Indiana University

Andrew Donohue

BLOOMINGTON, Ind. — The Gothic stone walls, vaulted wood-lined ceilings, glowing stained-glass windows and graceful banquet rooms of the Indiana Memorial Union seem more suited for a king and queen than college students.
A small brook serenades one side of the spectacular union. Like a moat, it surrounds the towering building departing to wind through the center of campus.
A seven-story tower stands guard over the 90-year-old structure, with a classic architecture style matching that of the entire campus; stately stone halls and buildings of quintessential academia mingle with vast patches of towering trees.
The Gothic ambiance of the union belies the array of modern conveniences inside. Elegant meeting rooms, grand pianos and brass-framed paintings telling the story of early America co-exist with Pizza Hut Express, bowling lanes and computer terminals. Just one floor below the union’s 186-room hotel, a quiet study lounge is filled with leather couches, plaid easy chairs and fatigued students.
But it isn’t necessarily the majestic atmosphere that keeps students flowing in and out of the union doors.
The overwhelming consensus among students at Indiana: The union is a great place to eat, study, sleep and just hang out.
History and tradition, said union director Winston Shindell, make the union successful.
“Because of its traffic, it’s sort of like Main Street. It’s a place to see and be seen,” he said.

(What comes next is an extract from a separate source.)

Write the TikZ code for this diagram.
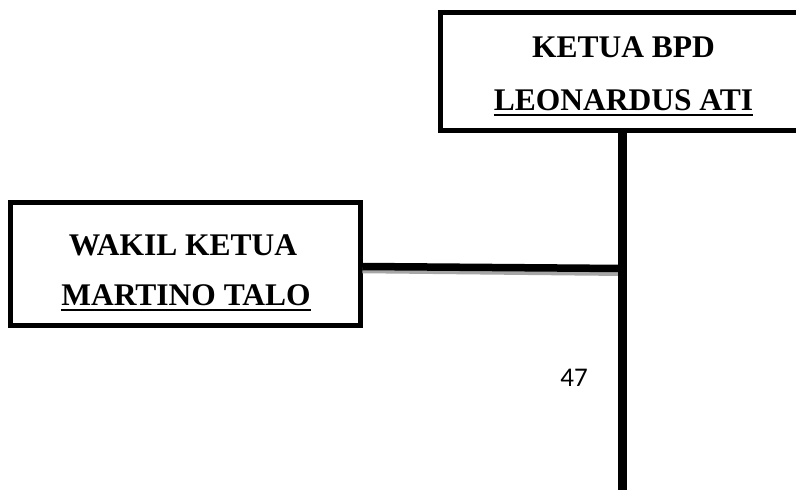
\documentclass[tikz,border=0pt]{standalone}
\usepackage{fontspec}
\setmainfont{Liberation Serif}
\newfontfamily\pagenumfont{Carlito}
% underline drawn as a rule just below the baseline
\newcommand\nameline[1]{\setbox0\hbox{#1}\rlap{\rule[-5.5pt]{\wd0}{2pt}}\box0}
\begin{document}
\begin{tikzpicture}[x=1pt,y=-1pt,
  officebox/.style={draw=black,line width=5pt,rectangle,inner sep=0pt},
  boxtext/.style={anchor=base,inner sep=0pt,font=\fontsize{31.5}{36}\selectfont\bfseries},
  trunk/.style={draw=black,line width=8.5pt},
  link/.style={draw=black,line width=7.5pt},
  linkshade/.style={draw=black!35,line width=6pt}
]
\useasboundingbox (0,0) rectangle (796,490);

% chairman box, running past the right margin
\node[officebox,minimum width=365.5pt,minimum height=118pt] (ketua) at (623.25,71.5) {};
\node[boxtext] (ketua-title) at (623.5,57) {KETUA BPD};
\node[boxtext] (ketua-name) at (623.5,110) {\nameline{LEONARDUS ATI}};

% vice chairman box
\node[officebox,minimum width=349.5pt,minimum height=123.5pt] (wakil) at (185.25,263.75) {};
\node[boxtext] (wakil-title) at (183,255) {WAKIL KETUA};
\node[boxtext] (wakil-name) at (186,305) {\nameline{MARTINO TALO}};

% main vertical line and the branch to the vice chairman
\coordinate (trunkbottom) at (622.5,494);
\coordinate (junction) at (622.5,268.5);
\coordinate (shadejunction) at (622.5,273);
\draw[linkshade] ([yshift=-6.5pt]wakil.east) -- (shadejunction);
\draw[link] ([yshift=-2.75pt]wakil.east) -- (junction);
\draw[trunk] (ketua.south -| trunkbottom) -- (trunkbottom);

% page number
\node[anchor=base,inner sep=0pt,font=\pagenumfont\fontsize{27}{32}\selectfont] (pagenum) at (574,386) {47};
\end{tikzpicture}
\end{document}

The warm glow of a 5-foot-wide fireplace adorns one wall of a study area, contributing to the quiet, relaxed atmosphere.
The union’s three main study areas are different in construction, but silence is consistent throughout. An occasional cough, snicker or whisper may break the quiet, but only for a moment. The rooms are packed during the day with many studiers and sleepers spilling out onto the lavish carpet because of the crowded couches and chairs.
Down one level, the scene is rowdier. Bowling balls thunder, students holler and cafeteria employees hurriedly prepare the day’s meals.
The union offers three cafeteria-style eateries, one snack cafe and a classy lunch buffet.
Choices range from the traditional sandwich to a Pizza Hut pizza and breadsticks. Below the main cafeteria, healthy alternatives like a baked potato with toppings are available.
At the Tudor Room, a luxurious lunch buffet in the style of Elizabethan England, students can enjoy a full three-course buffet for $7.75. The menu rotates, with Thursday’s choices being herb-crusted cod, teriyaki chicken, cooked vegetables and a 10-foot-long desert table.
The restaurant is so popular that reservations are required, and its plush chairs are filled with backpack-toting, jeans-clad students throughout midday.
“You can’t find better food anywhere on campus,” said Patrick Williams, a sophomore art history major who frequents the union four or five times a week.
Shindell said food service’s popularity has increased since the union joined with the residence halls’ meal plan. Many students who live off-campus join the meal plan just to eat at the union. Students can eat anywhere at the union and put the meal on their student access card; the money is removed from an existing balance.
The West Tower of the union boasts a long list of student organizations, from the Indiana University Student Association to a group which lobbies to legalize marijuana. In its first year of existence, the group claims to be the largest student organization on campus, with more than 1,000 members.
The union also offers several other services to the students, including the campus bookstore, a Ticketmaster outlet, credit union, post office and hair salon.
But this success hasn’t happened overnight. In 1960, Indiana completed its first major union renovations, adding a hotel, meeting rooms and food services.
In the mid-1980s, union officials realized they were not competitive with the market. Union traffic was down and they had not been investing in the building. In 1989, the union began an ongoing round of renovations. Piece by piece, the union has been renovated over the past 10 years, keeping with students’ requests to maintain the Gothic style. To date, construction costs have totalled more than $25 million.
Using money freed up from the completion of other campus construction projects — none of which has come directly from students’ pockets — the union began pumping money into improvements. It also took out a new food service contract with Sodexho-Marriott, which runs all food services in the union.
Shindell said it was the move to Sodexho-Marriott that turned the union around.
With renovations done to the hotel and a profitable food service, the union is self-supportive. It brings in $11.5 million per year and, after expenses, earns $300,000 annually to fund its own renovation projects.